Abstract

This paper examines the racial dynamics of antigay activism, and the particular, disproportionate impact of antigay family policies on Black and Latino same-sex couple families. Starting in the mid-1990s, antigay activists have passed dozens of laws and constitutional amendments banning and repealing state recognition of gay and lesbian relationships. For two decades the antigay movement has portrayed sexual orientation nondiscrimination laws as “special rights” that threaten the civil rights of people of color, especially Black people. They have portrayed the gay and Black communities as mutually exclusive, and pointed out the obvious difference between race and sexual orientation, accusing gay activists of hijacking the civil rights legacy of the 1950s and 1960s. While antigay bias and racism are indeed different, legal protections for gay people and families do not threaten the civil rights of people of color, or anybody, for that matter. In fact, the cruel irony is that the antigay policies of the Christian right pose a disproportionate threat to Black and Latino same-sex couple families.
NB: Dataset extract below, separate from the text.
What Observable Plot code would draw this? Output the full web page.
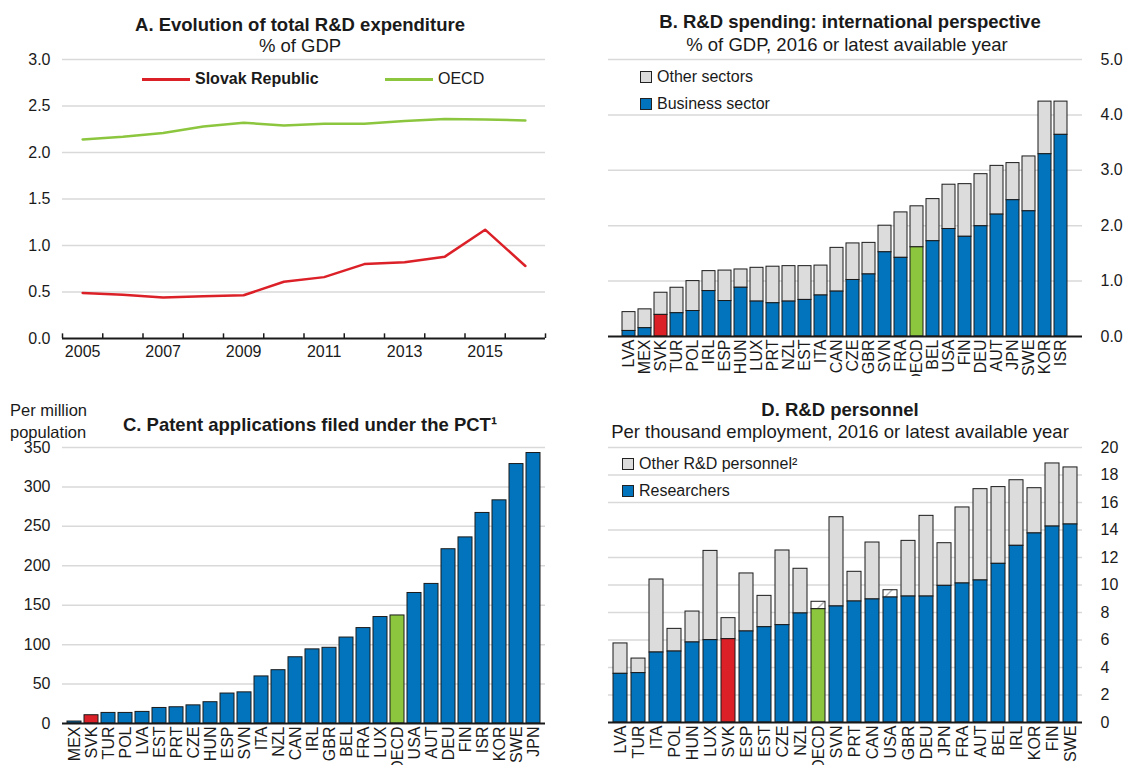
<!DOCTYPE html>
<html>
<head>
<meta charset="utf-8">
<script src="https://cdn.jsdelivr.net/npm/d3@7"></script>
<script src="https://cdn.jsdelivr.net/npm/@observablehq/plot@0.6"></script>
<style>
  html, body { margin: 0; padding: 0; background: #fff; }
  #root { position: relative; width: 1126px; height: 765px; overflow: hidden; font-family: "Liberation Sans", Arial, sans-serif; color: #1a1a1a; }
  .abs { position: absolute; }
  .title { font-weight: bold; font-size: 18.5px; line-height: 22px; text-align: center; white-space: nowrap; }
  .sub { font-size: 18.5px; line-height: 22px; text-align: center; white-space: nowrap; }
  .leg { font-size: 16px; white-space: nowrap; display: flex; align-items: center; }
  .sq { display: inline-block; width: 10px; height: 10px; border: 1px solid #222; margin-right: 5px; }
  .ln { display: inline-block; width: 48px; height: 3px; margin-right: 5px; }
</style>
</head>
<body>
<div id="root"></div>
<script>
// ---------- Panel A data ----------
const yearsA = [2005, 2006, 2007, 2008, 2009, 2010, 2011, 2012, 2013, 2014, 2015, 2016];
const svkA   = [0.49, 0.47, 0.44, 0.455, 0.465, 0.61, 0.66, 0.80, 0.82, 0.88, 1.17, 0.78];
const oecdA  = [2.14, 2.17, 2.21, 2.28, 2.32, 2.29, 2.31, 2.31, 2.34, 2.36, 2.355, 2.345];
const tickLabelsA = [2005, 2007, 2009, 2011, 2013, 2015];

// ---------- Panel B data ----------
const countriesB = ["LVA","MEX","SVK","TUR","POL","IRL","ESP","HUN","LUX","PRT","NZL","EST","ITA","CAN","CZE","GBR","SVN","FRA","OECD","BEL","USA","FIN","DEU","AUT","JPN","SWE","KOR","ISR"];
const totalB    = [0.44,0.49,0.79,0.88,1.00,1.18,1.19,1.21,1.24,1.26,1.27,1.27,1.28,1.60,1.68,1.69,2.00,2.24,2.35,2.48,2.74,2.75,2.93,3.08,3.13,3.25,4.24,4.24];
const businessB = [0.10,0.15,0.39,0.42,0.46,0.82,0.64,0.88,0.63,0.60,0.63,0.66,0.74,0.81,1.02,1.12,1.52,1.42,1.61,1.72,1.94,1.80,1.99,2.20,2.46,2.26,3.29,3.64];

// ---------- Panel C data ----------
const countriesC = ["MEX","SVK","TUR","POL","LVA","EST","PRT","CZE","HUN","ESP","SVN","ITA","NZL","CAN","IRL","GBR","BEL","FRA","LUX","OECD","USA","AUT","DEU","FIN","ISR","KOR","SWE","JPN"];
const patentsC   = [2.5,10.5,13.4,13.4,14.7,19.7,20.6,23,27,38,39.5,59.7,67.6,84,94,96,109,121,135,137,165.5,177,221,236,267,283,329,343];

// ---------- Panel D data ----------
const countriesD = ["LVA","TUR","ITA","POL","HUN","LUX","SVK","ESP","EST","CZE","NZL","OECD","SVN","PRT","CAN","USA","GBR","DEU","JPN","FRA","AUT","BEL","IRL","KOR","FIN","SWE"];
const totalD       = [5.75,4.65,10.4,6.81,8.07,12.48,7.59,10.84,9.21,12.51,11.18,8.78,14.93,10.96,13.09,9.62,13.21,15.03,13.04,15.64,16.97,17.12,17.62,17.04,18.84,18.55];
const researchersD = [3.54,3.59,5.09,5.16,5.82,5.99,6.06,6.62,6.93,7.08,7.93,8.24,8.44,8.80,8.95,9.09,9.16,9.16,9.94,10.11,10.33,11.54,12.85,13.75,14.25,14.40];
const hatchedD = ["OECD", "USA"];

// ---------- Colours ----------
const BLUE = "#0274be", GREY = "#dcdcdc", RED = "#dc2028", GREEN = "#8cc63f", INK = "#1a1a1a", GRID = "#d9d9d9";
const mainColor = c => c === "SVK" ? RED : c === "OECD" ? GREEN : BLUE;

const root = document.getElementById("root");
function place(el, left, top) { el.classList.add("abs"); el.style.left = left + "px"; el.style.top = top + "px"; root.appendChild(el); return el; }
function html(s, left, top, cls, extra) { const d = document.createElement("div"); d.className = cls || ""; d.innerHTML = s; if (extra) Object.assign(d.style, extra); return place(d, left, top); }
const baseStyle = { fontFamily: "Liberation Sans, Arial, sans-serif", fontSize: "16px", color: INK, background: "transparent", overflow: "hidden" };

// ---------- Panel A ----------
const boundariesA = d3.range(2004.5, 2017, 1);
const plotA = Plot.plot({
  width: 560, height: 330, marginLeft: 62, marginRight: 15, marginTop: 9, marginBottom: 42,
  style: baseStyle,
  x: {domain: [2004.5, 2016.5]},
  y: {domain: [0, 3]},
  marks: [
    Plot.ruleY([0.5, 1, 1.5, 2, 2.5, 3], {stroke: GRID, strokeWidth: 1.5}),
    Plot.axisY({ticks: [0, 0.5, 1, 1.5, 2, 2.5, 3], tickFormat: d => d.toFixed(1), tickSize: 0, tickPadding: 12, label: null}),
    Plot.axisX({ticks: tickLabelsA, tickFormat: d => String(d), tickSize: 0, tickPadding: 7, label: null}),
    Plot.ruleX(boundariesA, {x: d => d, y1: 0, y2: 0.05, stroke: INK, strokeWidth: 1.5}),
    Plot.ruleY([0], {stroke: INK, strokeWidth: 2}),
    Plot.line(yearsA, {x: d => d, y: (d, i) => oecdA[i], stroke: GREEN, strokeWidth: 2.5}),
    Plot.line(yearsA, {x: d => d, y: (d, i) => svkA[i], stroke: RED, strokeWidth: 2.5})
  ]
});
place(plotA, 0, 50);
html("A. Evolution of total R&amp;D expenditure", 0, 14, "title", {width: "600px"});
html("% of GDP", 0, 35, "sub", {width: "600px"});
html(`<span class="ln" style="background:${RED}"></span><b>Slovak Republic</b>`, 142, 70, "leg");
html(`<span class="ln" style="background:${GREEN}"></span>OECD`, 385, 70, "leg");

// ---------- Panel B ----------
const dataB = countriesB.map((c, i) => ({c, total: totalB[i], bus: businessB[i]}));
const plotB = Plot.plot({
  width: 566, height: 326, marginLeft: 48, marginRight: 44, marginTop: 9, marginBottom: 40,
  style: baseStyle,
  x: {domain: countriesB, padding: 0.17},
  y: {domain: [0, 5]},
  color: {type: "identity"},
  marks: [
    Plot.ruleY([1, 2, 3, 4, 5], {stroke: GRID, strokeWidth: 1.5}),
    Plot.barY(dataB, {x: "c", y1: "bus", y2: "total", fill: GREY, stroke: INK, strokeWidth: 1}),
    Plot.barY(dataB, {x: "c", y1: 0, y2: "bus", fill: d => mainColor(d.c), stroke: INK, strokeWidth: 1}),
    Plot.ruleY([0], {stroke: INK, strokeWidth: 2}),
    Plot.axisY({anchor: "right", ticks: [0, 1, 2, 3, 4, 5], tickFormat: d => d.toFixed(1), tickSize: 0, tickPadding: 18, label: null}),
    Plot.axisX({tickRotate: -90, tickSize: 0, tickPadding: 3, label: null})
  ]
});
place(plotB, 560, 50);
html("B. R&amp;D spending: international perspective", 567, 11, "title", {width: "566px"});
html("% of GDP, 2016 or latest available year", 564, 34, "sub", {width: "566px"});
html(`<span class="sq" style="background:${GREY}"></span>Other sectors`, 640, 68, "leg");
html(`<span class="sq" style="background:${BLUE}"></span>Business sector`, 640, 95, "leg");

// ---------- Panel C ----------
const dataC = countriesC.map((c, i) => ({c, v: patentsC[i]}));
const plotC = Plot.plot({
  width: 560, height: 375, marginLeft: 62, marginRight: 15, marginTop: 57, marginBottom: 42,
  style: baseStyle,
  x: {domain: countriesC, padding: 0.18},
  y: {domain: [0, 350]},
  color: {type: "identity"},
  marks: [
    Plot.ruleY([50, 100, 150, 200, 250, 300, 350], {stroke: GRID, strokeWidth: 1.5}),
    Plot.barY(dataC, {x: "c", y: "v", fill: d => mainColor(d.c), stroke: INK, strokeWidth: 1}),
    Plot.ruleY([0], {stroke: INK, strokeWidth: 2}),
    Plot.axisY({ticks: [0, 50, 100, 150, 200, 250, 300, 350], tickSize: 0, tickPadding: 12, label: null}),
    Plot.axisX({tickRotate: -90, tickSize: 0, tickPadding: 3, label: null})
  ]
});
place(plotC, 0, 390);
html("Per million<br>population", 10, 399, "", {fontSize: "16.5px", lineHeight: "22px"});
html("C. Patent applications filed under the PCT¹", 90, 414, "title", {width: "440px"});

// ---------- Panel D ----------
const dataD = countriesD.map((c, i) => ({c, total: totalD[i], res: researchersD[i]}));
const plotD = Plot.plot({
  width: 566, height: 375, marginLeft: 48, marginRight: 44, marginTop: 57, marginBottom: 43,
  style: baseStyle,
  x: {domain: countriesD, padding: 0.2},
  y: {domain: [0, 20]},
  color: {type: "identity"},
  marks: [
    Plot.ruleY(d3.range(2, 21, 2), {stroke: GRID, strokeWidth: 1.5}),
    Plot.barY(dataD, {x: "c", y1: "res", y2: "total", fill: d => hatchedD.includes(d.c) ? "url(#hatchD)" : GREY, stroke: INK, strokeWidth: 1}),
    Plot.barY(dataD, {x: "c", y1: 0, y2: "res", fill: d => mainColor(d.c), stroke: INK, strokeWidth: 1}),
    Plot.ruleY([0], {stroke: INK, strokeWidth: 2}),
    Plot.axisY({anchor: "right", ticks: d3.range(0, 21, 2), tickSize: 0, tickPadding: 18, label: null}),
    Plot.axisX({tickRotate: -90, tickSize: 0, tickPadding: 3, label: null})
  ]
});
d3.select(plotD).insert("defs", ":first-child").html(
  '<pattern id="hatchD" patternUnits="userSpaceOnUse" width="14" height="14">' +
  '<rect width="14" height="14" fill="#ffffff"/>' +
  '<line x1="0" y1="14" x2="14" y2="0" stroke="#b5b5b5" stroke-width="1.5"/></pattern>');
place(plotD, 560, 390);
html("D. R&amp;D personnel", 557, 399, "title", {width: "566px"});
html("Per thousand employment, 2016 or latest available year", 557, 421, "sub", {width: "566px"});
html(`<span class="sq" style="background:${GREY}"></span>Other R&amp;D personnel²`, 622, 455, "leg");
html(`<span class="sq" style="background:${BLUE}"></span>Researchers`, 622, 482, "leg");
</script>
</body>
</html>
This is because Black and Latino same-sex couples are twice as likely as White same-sex couples to be raising children (particularly Black and Latino lesbian couples), and because they earn less and are less likely to own the home they live in. Policies restricting family recognition, whether of partner relationships or parent–child relationships, disproportionately harm Black and Latino same-sex couple families. Black same-sex cohabiting partners are more likely than their White counterparts to hold public sector jobs which may offer domestic partner health insurance; many antigay marriage amendments and laws prevent public sector employers in those states from offering such benefits to gay and lesbian employees. Latino same-sex partners are more likely to be non-US citizens; this means they are disproportionately affected by the Immigration and Naturalization Service’s failure to recognize same-sex couple families. Both Black and Latina female same-sex partners (partnered lesbians) are more likely than their heterosexual and White non-Hispanic counterparts to serve in the military, despite the ban. They are also discharged at a higher rate. For all these reasons, equal treatment for same-sex couples and gay, lesbian and bisexual people constitute issues of racial justice as well as human rights and equality.